--- start Dataset excerpt ---

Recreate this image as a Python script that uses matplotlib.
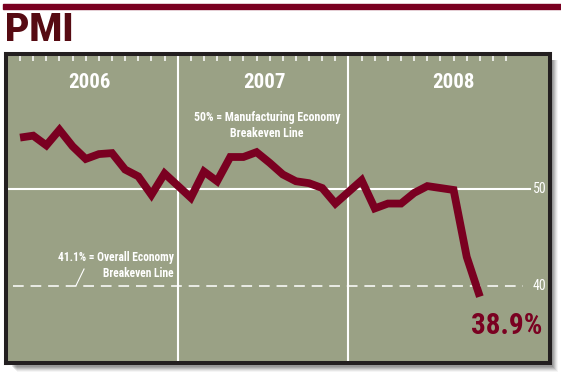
import matplotlib
matplotlib.use('Agg')
import matplotlib.pyplot as plt
from matplotlib.patches import Rectangle

# PMI readings by year (monthly)
years = ['2006', '2007', '2008']
pmi_2006 = [55.3, 55.5, 54.5, 56.1, 54.4, 53.1, 53.6, 53.7, 52.0, 51.3, 49.4, 51.6]
pmi_2007 = [49.1, 51.8, 50.8, 53.3, 53.3, 53.8, 52.7, 51.5, 50.8, 50.6, 50.1, 48.5]
pmi_2008 = [50.9, 48.0, 48.5, 48.5, 49.6, 50.3, 50.1, 49.9, 43.0, 38.9]
manufacturing_line = 50
overall_line = 40
last_label = '38.9%'

W, H = 561, 373
green = '#9aa185'
maroon = '#7a0021'
title_col = '#560a12'
border = '#231f20'
cond = ['Roboto Condensed', 'DejaVu Sans']

# each year takes 13 slots: 12 months + one slot for the divider line
x, y = [], []
for k, vals in enumerate([pmi_2006, pmi_2007, pmi_2008]):
    for m, v in enumerate(vals):
        x.append(13 * k + m)
        y.append(v)

fig = plt.figure(figsize=(W / 100, H / 100), dpi=100)
fig.patch.set_facecolor('white')

def fx(px):
    return px / W

def fy(py):
    return (H - py) / H

# maroon bar and title
fig.patches.append(Rectangle((fx(3), fy(9)), fx(561) - fx(3), fy(4) - fy(9),
                             transform=fig.transFigure, color=maroon, zorder=0))
fig.text(fx(5), fy(41), 'PMI', color=title_col, fontsize=27, fontweight=900,
         family=['Roboto', 'DejaVu Sans'], va='baseline', ha='left')

# soft drop shadow behind the box
for i, a in enumerate([0.10, 0.10, 0.10, 0.08, 0.06, 0.04]):
    d = 2 + i
    fig.patches.append(Rectangle((fx(10 + d), fy(365 + d)), fx(551 + d) - fx(10 + d),
                                 fy(60) - fy(365 + d), transform=fig.transFigure,
                                 color='black', alpha=a, lw=0, zorder=0))

ax = fig.add_axes([fx(6), fy(363), fx(549.5) - fx(6), fy(54) - fy(363)])
ax.set_facecolor(green)
ax.set_zorder(2)
for s in ax.spines.values():
    s.set_color(border)
    s.set_linewidth(2.9)

ax.set_xlim(-1.07, 40.3)
ax.set_ylim(32.06, 63.92)

# year dividers
for xv in [12, 25]:
    ax.axvline(xv, color='white', lw=1.5, zorder=1)

# breakeven lines
ax.plot([-1.07, 38.8], [manufacturing_line] * 2, color='white', lw=1.5, zorder=1)
ax.plot([-0.5, 38.3], [overall_line] * 2, color='white', lw=1.1, dashes=(7, 4.5), zorder=1)
ax.text(39.05, manufacturing_line, str(manufacturing_line), color='white', fontsize=10,
        family=cond, va='center', ha='left')
ax.text(39.05, overall_line, str(overall_line), color='white', fontsize=10,
        family=cond, va='center', ha='left')

# month ticks along the top
ticks = [13 * k + m for k in range(3) for m in range(12)]
ax.set_xticks(ticks)
ax.xaxis.tick_top()
ax.tick_params(axis='x', direction='in', length=5, width=1.1, color='white',
               labeltop=False, labelbottom=False, pad=0)
ax.set_yticks([])

# year labels
for xv, yr in zip([5.3, 18.6, 33.0], years):
    ax.text(xv, 61.0, yr, color='white', fontsize=15, fontweight='bold',
            family=cond, ha='center', va='center')

ax.plot(x, y, color=maroon, lw=5.6, solid_joinstyle='miter', solid_capstyle='butt', zorder=3)

ax.text(18.8, 56.5, '50% = Manufacturing Economy\nBreakeven Line', color='white',
        fontsize=8.6, fontweight='bold', family=cond, ha='center',
        va='center', multialignment='center', linespacing=1.3)
ax.text(11.72, 42.1, '41.1% = Overall Economy\nBreakeven Line', color='white',
        fontsize=8.3, fontweight='bold', family=cond, ha='right',
        va='center', multialignment='right', linespacing=1.3)
ax.plot([4.26, 4.87], [40.05, 41.75], color='white', lw=0.8)

ax.text(37.06, 35.9, last_label, color=maroon, fontsize=21, fontweight='bold',
        family=cond, ha='center', va='center')

fig.savefig('out.png', dpi=100, facecolor='white')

--- end Dataset excerpt ---

Exercise objective
Transcribe the opening line of the listing above, please, and every line after it through the line with "family=['Roboto', 'DejaVu Sans'], va='baseline', ha='left')", word for word, without pictures.

Answer below
Recreate this image as a Python script that uses matplotlib.
import matplotlib
matplotlib.use('Agg')
import matplotlib.pyplot as plt
from matplotlib.patches import Rectangle

# PMI readings by year (monthly)
years = ['2006', '2007', '2008']
pmi_2006 = [55.3, 55.5, 54.5, 56.1, 54.4, 53.1, 53.6, 53.7, 52.0, 51.3, 49.4, 51.6]
pmi_2007 = [49.1, 51.8, 50.8, 53.3, 53.3, 53.8, 52.7, 51.5, 50.8, 50.6, 50.1, 48.5]
pmi_2008 = [50.9, 48.0, 48.5, 48.5, 49.6, 50.3, 50.1, 49.9, 43.0, 38.9]
manufacturing_line = 50
overall_line = 40
last_label = '38.9%'

W, H = 561, 373
green = '#9aa185'
maroon = '#7a0021'
title_col = '#560a12'
border = '#231f20'
cond = ['Roboto Condensed', 'DejaVu Sans']

# each year takes 13 slots: 12 months + one slot for the divider line
x, y = [], []
for k, vals in enumerate([pmi_2006, pmi_2007, pmi_2008]):
    for m, v in enumerate(vals):
        x.append(13 * k + m)
        y.append(v)

fig = plt.figure(figsize=(W / 100, H / 100), dpi=100)
fig.patch.set_facecolor('white')

def fx(px):
    return px / W

def fy(py):
    return (H - py) / H

# maroon bar and title
fig.patches.append(Rectangle((fx(3), fy(9)), fx(561) - fx(3), fy(4) - fy(9),
                             transform=fig.transFigure, color=maroon, zorder=0))
fig.text(fx(5), fy(41), 'PMI', color=title_col, fontsize=27, fontweight=900,
         family=['Roboto', 'DejaVu Sans'], va='baseline', ha='left')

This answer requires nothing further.